To obtain a preliminary injunction, the movant must show: (1) a substantial likelihood of success on the merits; (2) irreparable harm to the movant if the preliminary injunction is denied; (3) the threatened injury outweighs the harm that the preliminary injunction may cause the opposing party; and (4) the preliminary injunction, if issued, will not adversely affect the public interest. Gen. Motors Corp. v. Urban Gorilla, L.L.C., 500 F.3d 1222, 1226 (10th Cir. 2007). Notably, "courts have consistently noted that because a showing of probable irreparable harm is the single most important prerequisite for the issuance of a preliminary injunction, the moving party must first demonstrate that such injury is likely before the other requirements for the issuance of an injunction will be considered." Dominion Video Satellite, Inc. v. Echostar Satellite Corp., 356 F.3d 1256, 1260 (10th Cir. 2004) (alteration and quotations omitted).

To meet the "irreparable harm" requirement, the plaintiff must establish that an injury is both imminent and not theoretical. Heideman v. S. Salt Lake City, 348 F.3d 1182, 1189 (10th Cir. 2003). Such an injury must be beyond "merely serious or substantial" and, generally, one for which an adequate monetary remedy is unavailable. See id.; Prairie Band of Potawatomi Indians v. Pierce, 253 F.3d 1234, 1250 (10th Cir. 2001).

III. Analysis

With regard to Plaintiff's access to the law library and inmate assistance in preparing his legal filings, his allegations relate most closely to a First Amendment claim based on interference with his right of access to the courts. However, Plaintiff's underlying claims in this lawsuit are not related to this First Amendment right. As noted, the Court may not enter a preliminary injunction seeking intermediate relief beyond the claims of the complaint. Little, 607 F.3d at 1251; Stouffer, 2010 WL 567998, at *1, *2 n.3.

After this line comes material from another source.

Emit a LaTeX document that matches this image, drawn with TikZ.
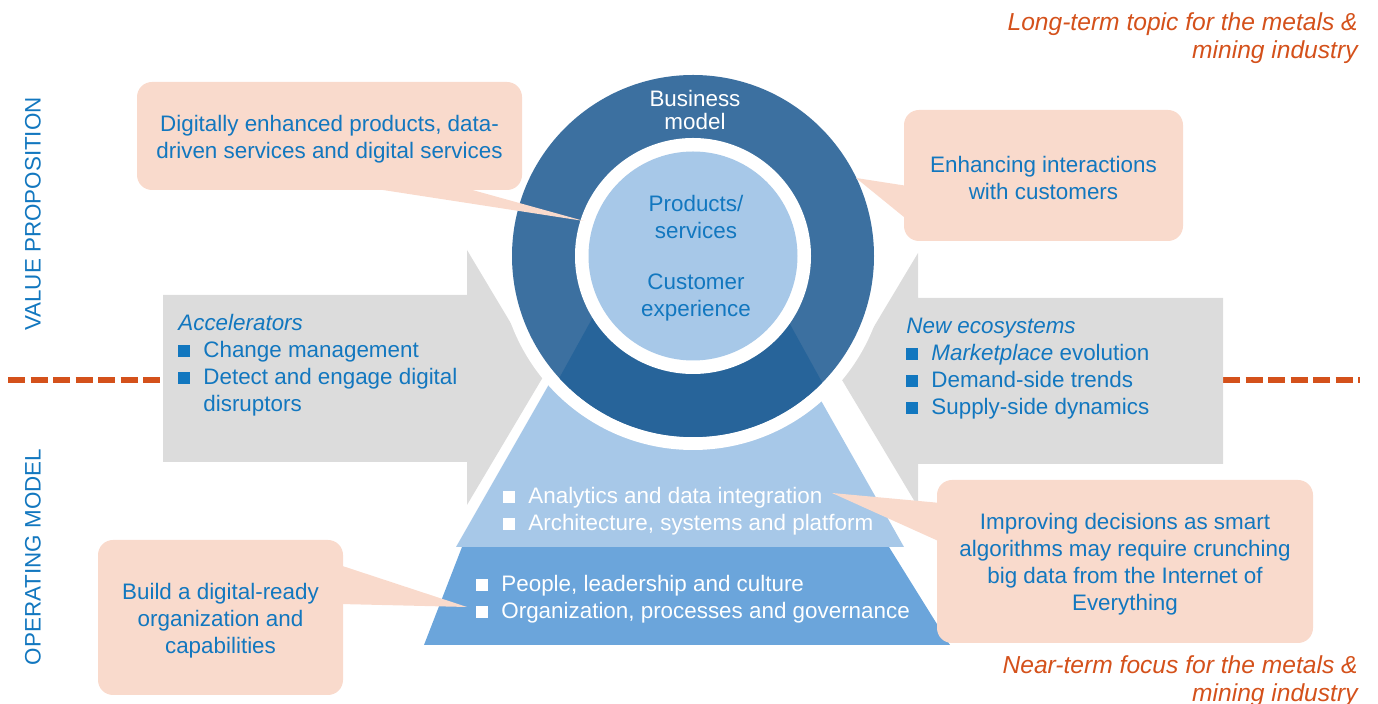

Additionally, in Bounds v. Smith, 430 U.S. 817 (1977), the Supreme Court recognized that inmates have a well-established constitutional right of access to the courts and that States must affirmatively assure that inmates are provided "meaningful access to the courts." Id. at 820-21, 24. The Court further recognized its decision "does not foreclose alternative means to achieve that goal," which may be fulfilled by providing prisoners "with adequate law libraries or adequate assistance from persons trained in the law" to ensure prisoners have "a reasonably adequate opportunity to present claimed violations of fundamental constitutional rights to the courts." Id. at 825, 828, 830. Because there is no "abstract, freestanding right to a law library or legal assistance," an inmate alleging a denial of his right of access to the courts must show actual injury and "an inmate cannot establish relevant actual injury simply by establishing that his prison's law library or legal assistance program is subpar in some theoretical sense." Lewis v. Casey, 518 U.S. 343, 351 (1996). Hence, the inmate must show that deficiencies in the law library or legal assistance program actually "hindered his efforts to pursue a legal claim" in order to establish a violation of his constitutional right of access to the courts. Id. Plaintiff's motion provides no facts from which to infer that he is being denied his constitutional right of access to the courts under the prevailing standard established in Bounds and Casey based on limited access to the law library or lack of inmate assistance. Thus, had Plaintiff asserted this underlying claim, he has not established a likelihood that he would prevail on the merits, as required for injunctive relief. Gen. Motors Corp., 500 F.3d at 1226.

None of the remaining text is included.